We all know the industry is constantly changing. Where do you think it is currently heading?
In film, it’s pretty clear that studio-funded movies are going down the exclusive path of huge-budgeted event experiences, with multiple chapters. In other words, mega-franchise movies. There will always be smaller, independently funded movies, but these will go more the way of limited releases and then longer lives via cable and streaming. Character-driven content is becoming more and more the rule in “TV” (network, cable and streaming) versus motion pictures. On a broad basis, we’ll see more consolidation between the major players, and mid-sized companies like SONY, LIONSGATE and possibly even PARAMOUNT, may get acquired or folded into larger, more robust vertically-integrated companies.
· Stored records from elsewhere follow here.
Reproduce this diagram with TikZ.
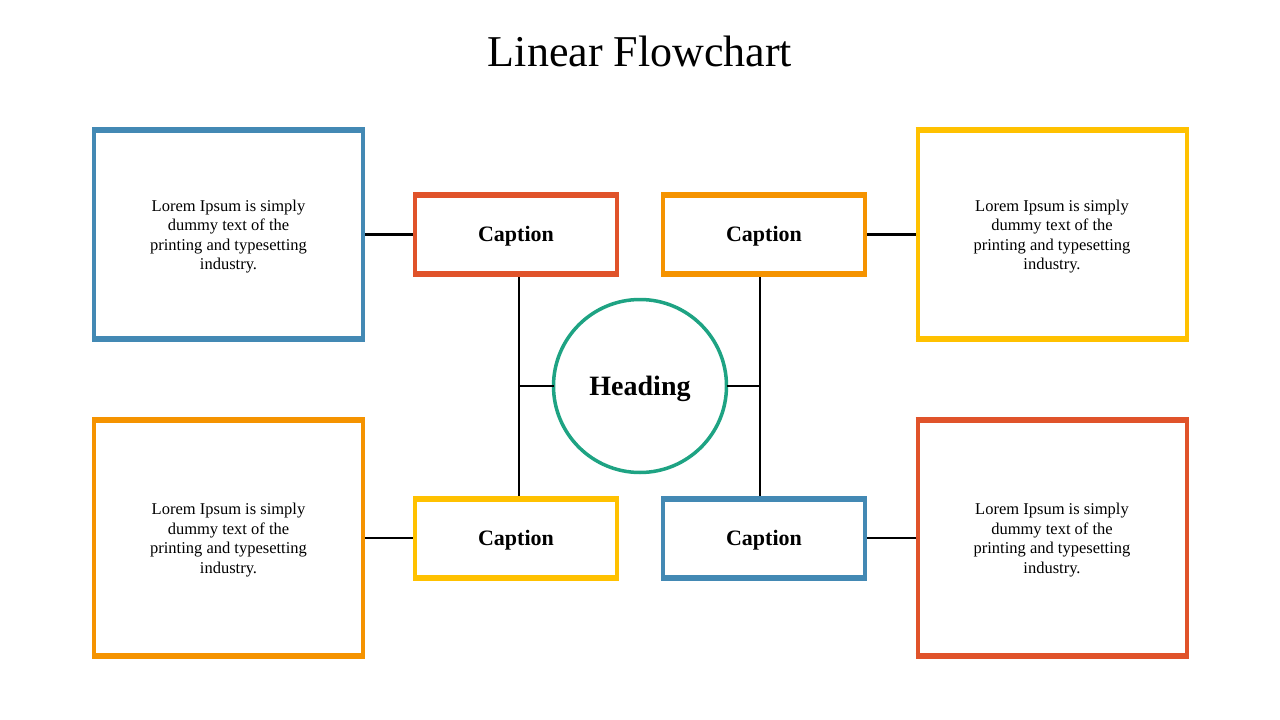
\documentclass[tikz,border=0pt]{standalone}
\usepackage{fontspec}
\setmainfont{Liberation Serif}
\definecolor{cblue}{HTML}{4389B4}
\definecolor{cred}{HTML}{E0532A}
\definecolor{corange}{HTML}{F59300}
\definecolor{cyellow}{HTML}{FFC100}
\definecolor{cgreen}{HTML}{1EA383}
\tikzset{
  bigbox/.style={draw=#1, line width=4pt, fill=white, rectangle, inner sep=0pt, outer sep=0pt,
    minimum width=269pt, minimum height=211pt, align=center,
    font=\fontsize{16.5}{19.5}\selectfont},
  capbox/.style={draw=#1, line width=4pt, fill=white, rectangle, inner sep=0pt, outer sep=0pt,
    minimum width=202pt, minimum height=81pt, font=\fontsize{22}{24}\selectfont\bfseries},
  thickconn/.style={line width=2.6pt, black},
  thinconn/.style={line width=1.1pt, black},
}
\newcommand{\bands}[2]{%
  \draw[#2, line width=6pt] ([xshift=-2pt,yshift=-1pt]#1.north west) -- ([xshift=2pt,yshift=-1pt]#1.north east);
  \draw[#2, line width=6pt] ([xshift=-2pt,yshift=1pt]#1.south west) -- ([xshift=2pt,yshift=1pt]#1.south east);
}
\begin{document}
\begin{tikzpicture}[x=1pt,y=-1pt]
\useasboundingbox (0,0) rectangle (1280,720);
\node[font=\fontsize{44}{48}\selectfont] (title) at (640,51) {Linear Flowchart};

% big boxes
\node[bigbox=cblue] (b1) at (228.5,234.5) {};
\node[bigbox=cyellow] (b2) at (1052,234.5) {};
\node[bigbox=corange, minimum height=238pt] (b3) at (228.5,538) {};
\node[bigbox=cred, minimum height=238pt] (b4) at (1052,538) {};
\foreach \b in {b1,b2,b3,b4}
  \node[align=center, font=\fontsize{16.5}{19.5}\selectfont] (t\b) at ([yshift=-2pt]\b.center)
    {Lorem Ipsum is simply\\dummy text of the\\printing and typesetting\\industry.};

% caption boxes
\node[capbox=cred] (c1) at (516,234.5) {};
\node[capbox=corange] (c2) at (764,234.5) {};
\node[capbox=cyellow] (c3) at (516,538) {};
\node[capbox=cblue] (c4) at (764,538) {};
\foreach \c in {c1,c2,c3,c4}
  \node[font=\fontsize{22}{24}\selectfont\bfseries] (t\c) at ([yshift=-2pt]\c.center) {Caption};

% heading
\node[circle, draw=cgreen, line width=3.5pt, minimum size=173pt, inner sep=0pt, outer sep=0pt] (h) at (640,386) {};
\node[font=\fontsize{28}{30}\selectfont\bfseries] (th) at ([yshift=-3pt]h.center) {Heading};

\bands{b1}{cblue}
\bands{b2}{cyellow}
\bands{b3}{corange}
\bands{b4}{cred}
\bands{c1}{cred}
\bands{c2}{corange}
\bands{c3}{cyellow}
\bands{c4}{cblue}

% connectors
\draw[thickconn] ([xshift=2pt]b1.east) -- ([xshift=-2pt]c1.west);
\draw[thickconn] ([xshift=2pt]c2.east) -- ([xshift=-2pt]b2.west);
\draw[thickconn] ([xshift=2pt]b3.east) -- ([xshift=-2pt]c3.west);
\draw[thickconn] ([xshift=2pt]c4.east) -- ([xshift=-2pt]b4.west);

\coordinate (v1) at ([xshift=3pt,yshift=-2pt]c1.south);
\coordinate (v2) at ([xshift=-4pt,yshift=-2pt]c2.south);
\draw[thinconn] (v1) -- ([xshift=3pt,yshift=2pt]c3.north);
\draw[thinconn] (v2) -- ([xshift=-4pt,yshift=2pt]c4.north);
\draw[thickconn] (h.west) -- (h.west -| v1);
\draw[thickconn] (h.east) -- (h.east -| v2);
\end{tikzpicture}
\end{document}
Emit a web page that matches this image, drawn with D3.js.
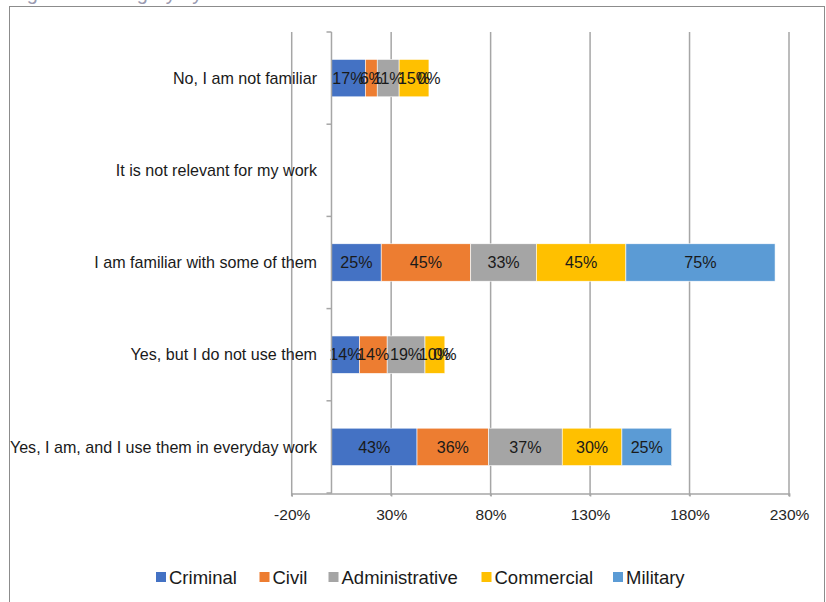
<!DOCTYPE html>
<html><head><meta charset="utf-8">
<script src="https://cdn.jsdelivr.net/npm/d3@7"></script>
<style>body{margin:0;background:#fff;}svg{display:block;font-family:"Liberation Sans",Arial,sans-serif;}</style>
</head><body>
<svg id="c" width="826" height="602"></svg>
<script>
const categories = ["No, I am not familiar","It is not relevant for my work","I am familiar with some of them","Yes, but I do not use them","Yes, I am, and I use them in everyday work"];
const seriesNames = ["Criminal","Civil","Administrative","Commercial","Military"];
const colors = ["#4472C4","#ED7D31","#A5A5A5","#FFC000","#5B9BD5"];
const criminal = [0.17, null, 0.25, 0.14, 0.43];
const civil = [0.06, null, 0.45, 0.14, 0.36];
const administrative = [0.11, null, 0.33, 0.19, 0.37];
const commercial = [0.15, null, 0.45, 0.10, 0.30];
const military = [0.00, null, 0.75, 0.00, 0.25];
const xTicks = [-0.2, 0.3, 0.8, 1.3, 1.8, 2.3];
const titleText = "Figure 3: Category by area of law";

const series = [criminal, civil, administrative, commercial, military];
const svg = d3.select("#c");
const pct = d => Math.round(d * 100) + "%";
const FS = 16.1;

// outer frame
svg.append("rect").attr("x",9.5).attr("y",6.5).attr("width",815).attr("height",620)
  .attr("fill","none").attr("stroke","#8c8c8c").attr("stroke-width",1);
// cut-off title
svg.append("text").attr("x",10).attr("y",-0.5).attr("font-size",20).attr("fill","#9a9ab0").text(titleText);

const x = d3.scaleLinear().domain([-0.2, 2.3]).range([291.7, 789]);
const y = d3.scaleBand().domain(categories).range([32, 493]).paddingInner(0.594).paddingOuter(0.297);

// gridlines
svg.append("g").selectAll("line").data(xTicks).join("line")
  .attr("x1",d=>x(d)).attr("x2",d=>x(d)).attr("y1",32).attr("y2",496)
  .attr("stroke","#a6a6a6").attr("stroke-width",1.5);

// x axis
const xAxis = d3.axisBottom(x).tickValues(xTicks).tickFormat(pct).tickSize(3).tickPadding(12);
const gx = svg.append("g").attr("transform","translate(0,493.5)").call(xAxis);
gx.select(".domain").attr("stroke","#a6a6a6").attr("stroke-width",1.5);
gx.selectAll(".tick line").attr("stroke","#a6a6a6").attr("stroke-width",1.5);
gx.selectAll("text").attr("font-size",15.5).attr("fill","#262626").attr("font-family","Liberation Sans, Arial, sans-serif");

// bars
categories.forEach((cat, i) => {
  let acc = 0;
  series.forEach((s, j) => {
    const v = s[i];
    if (v === null) return;
    const x0 = x(acc), x1 = x(acc + v);
    if (v > 0) {
      svg.append("rect").attr("x",x0).attr("y",y(cat)).attr("width",x1-x0).attr("height",y.bandwidth())
        .attr("fill",colors[j]).attr("stroke","#fff").attr("stroke-width",0.6);
    }
    acc += v;
  });
});
// data labels
categories.forEach((cat, i) => {
  let acc = 0;
  series.forEach((s, j) => {
    const v = s[i];
    if (v === null) return;
    const cx = (x(acc) + x(acc + v)) / 2;
    svg.append("text").attr("x",cx).attr("y",y(cat)+y.bandwidth()/2).attr("dy","0.36em")
      .attr("text-anchor","middle").attr("font-size",FS).attr("fill","#1a1a1a")
      .text(pct(v));
    acc += v;
  });
});

// category axis
const x0 = x(0);
svg.append("line").attr("x1",x0).attr("x2",x0).attr("y1",32).attr("y2",493.5)
  .attr("stroke","#a6a6a6").attr("stroke-width",1.5);
const bounds = d3.range(categories.length + 1).map(k => 32 + k * y.step());
svg.append("g").selectAll("line").data(bounds).join("line")
  .attr("x1",x0-5).attr("x2",x0).attr("y1",d=>d).attr("y2",d=>d)
  .attr("stroke","#a6a6a6").attr("stroke-width",1.5);
svg.append("g").selectAll("text").data(categories).join("text")
  .attr("x",317).attr("y",d=>y(d)+y.bandwidth()/2).attr("dy","0.36em")
  .attr("text-anchor","end").attr("font-size",FS).attr("fill","#1a1a1a").text(d=>d);

// legend
const legendX = [156, 259.5, 328.5, 481.5, 613];
const lg = svg.append("g");
seriesNames.forEach((n, j) => {
  lg.append("rect").attr("x",legendX[j]).attr("y",572).attr("width",10).attr("height",10).attr("fill",colors[j]);
  lg.append("text").attr("x",legendX[j]+13).attr("y",583.5).attr("font-size",18.5).attr("fill","#1a1a1a").text(n);
});
</script>
</body></html>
Network TV – – ABC, CBS, FOX, NBC and THE CW – – will move away from “day and date” scripted series, and rely more and more on live events, sports, musicals and other televised spectacles that justify the business of networks. Over time, I predict these networks will likely die off in favor of OTT services.
In what way will the Professional Program in Producing prepare students for a career in film, television and digital media?
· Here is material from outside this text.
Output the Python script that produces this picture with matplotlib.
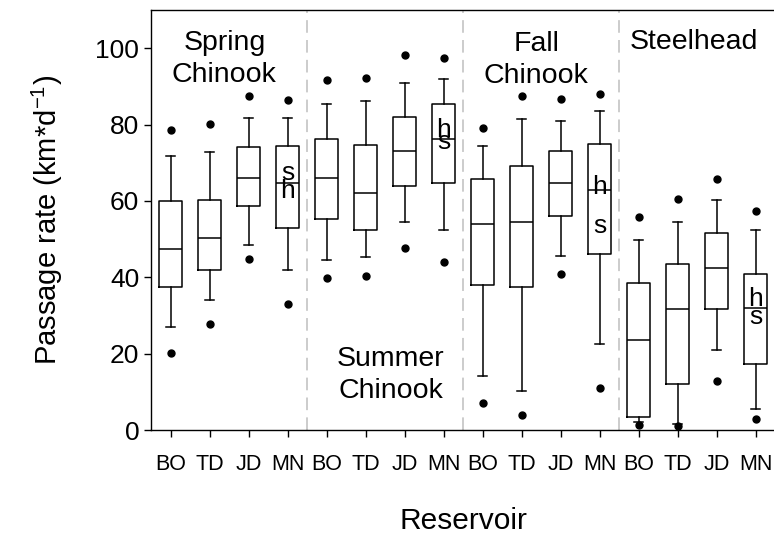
import matplotlib
matplotlib.use("Agg")
import matplotlib.pyplot as plt

plt.rcParams['font.family'] = ['Liberation Sans', 'DejaVu Sans']
plt.rcParams['mathtext.fontset'] = 'custom'
plt.rcParams['mathtext.rm'] = 'Liberation Sans'
plt.rcParams['mathtext.it'] = 'Liberation Sans'
plt.rcParams['mathtext.bf'] = 'Liberation Sans:bold'

# Reservoir labels (repeated for each run) and run groups
reservoirs = ["BO", "TD", "JD", "MN"] * 4
groups = ["Spring\nChinook", "Summer\nChinook", "Fall\nChinook", "Steelhead"]

# Box statistics (km per day), one entry per reservoir/run
q1 = [37.5, 41.9, 58.7, 52.9, 55.2, 52.5, 64.0, 64.8,
      38.1, 37.5, 56.1, 46.0, 3.3, 12.0, 31.6, 17.2]
med = [47.5, 50.3, 66.1, 64.6, 66.1, 62.2, 73.1, 76.1,
       53.9, 54.5, 64.7, 62.8, 23.7, 31.6, 42.3, 31.9]
q3 = [59.9, 60.3, 74.0, 74.3, 76.2, 74.7, 82.0, 85.3,
      65.7, 69.2, 73.1, 75.0, 38.6, 43.4, 51.5, 40.8]
whislo = [27.0, 34.0, 48.4, 41.9, 44.5, 45.2, 54.5, 52.5,
          14.1, 10.2, 45.5, 22.4, 2.0, 1.5, 20.9, 5.4]
whishi = [71.8, 72.9, 81.7, 81.7, 85.3, 86.2, 90.9, 92.0,
          74.3, 81.4, 80.9, 83.5, 49.7, 54.5, 60.2, 52.4]
flier_low = [20.1, 27.7, 44.8, 33.0, 39.7, 40.3, 47.7, 44.0,
             7.0, 4.0, 40.8, 11.1, 1.3, 1.0, 12.8, 2.8]
flier_high = [78.6, 80.1, 87.5, 86.4, 91.6, 92.3, 98.3, 97.5,
              79.1, 87.5, 86.6, 88.0, 55.7, 60.6, 65.8, 57.3]

# Letter annotations on the MN boxes: (position, letter, value)
mn_letters = [
    (4, "s", 67.4), (4, "h", 62.7),
    (8, "h", 78.7), (8, "s", 75.3),
    (12, "h", 63.7), (12, "s", 53.5),
    (16, "h", 34.3), (16, "s", 29.5),
]

stats = []
for i in range(len(reservoirs)):
    stats.append(dict(med=med[i], q1=q1[i], q3=q3[i],
                      whislo=whislo[i], whishi=whishi[i],
                      fliers=[flier_low[i], flier_high[i]]))

fig = plt.figure(figsize=(7.74, 5.34), dpi=100)
ax = fig.add_axes([151 / 774, 104 / 534, 624 / 774, 420 / 534])

positions = list(range(1, len(reservoirs) + 1))
ax.bxp(stats, positions=positions, widths=0.61, capwidths=0.22,
       patch_artist=False,
       boxprops=dict(color="black", linewidth=1.1),
       whiskerprops=dict(color="black", linewidth=1.1),
       capprops=dict(color="black", linewidth=1.1),
       medianprops=dict(color="black", linewidth=1.1),
       flierprops=dict(marker="o", markerfacecolor="black",
                       markeredgecolor="black", markersize=5))

# Dashed separators between runs
for xs in (4.5, 8.5, 12.5):
    ax.axvline(xs, color="#c8c8c8", linestyle=(0, (7, 4)), linewidth=1.3, zorder=0)

# Run names
gfs = 20.5
ax.text(2.38, 97.1, groups[0], ha="center", va="center", fontsize=gfs, linespacing=1.3)
ax.text(6.64, 14.3, groups[1], ha="center", va="center", fontsize=gfs, linespacing=1.3)
ax.text(10.38, 96.8, groups[2], ha="center", va="center", fontsize=gfs, linespacing=1.3)
ax.text(14.43, 101.6, groups[3], ha="center", va="center", fontsize=gfs)

for xpos, letter, val in mn_letters:
    ax.text(xpos, val, letter, ha="center", va="center", fontsize=19)

ax.set_xlim(0.5, 16.5)
ax.set_ylim(0, 110)
ax.set_yticks([0, 20, 40, 60, 80, 100])
ax.set_xticks(positions)
ax.set_xticklabels(reservoirs, fontsize=15.5)
ax.tick_params(axis="y", labelsize=19, direction="out", length=5, width=1)
ax.tick_params(axis="x", direction="out", length=5, width=1, pad=12)
ax.spines["right"].set_visible(False)
for s in ("left", "bottom", "top"):
    ax.spines[s].set_linewidth(1.0)

ax.set_ylabel("Passage rate (km*d$^{-1}$)", fontsize=21, labelpad=22)
ax.set_xlabel("Reservoir", fontsize=21.5, labelpad=23)

fig.savefig("out.png", dpi=100)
What makes this program so spectacular is the cavalcade of experts Brian and his team book in the intense period of time the “student” attends the program. I can’t think of any other program at any school here or abroad, that packs in so much, in such a brief period of time. On top of that, Brian enlists the best teachers available at UCLA’s venerable Theater, Film and TV school to curate each specific lecture, so the student not only is hearing from excellent, seasoned professionals, but often the “A-list” of the professors who in and of themselves, are legendary in Hollywood and true masters at bringing the wide array of opportunities to life in an informal, appealing and rewarding environment. The Professionals Program listens to its students and does its best to remain flexible and attentive to their needs, while booking the best experts and professors possible. It’s an interactive, “client-friendly” program that is exceptional by any standard.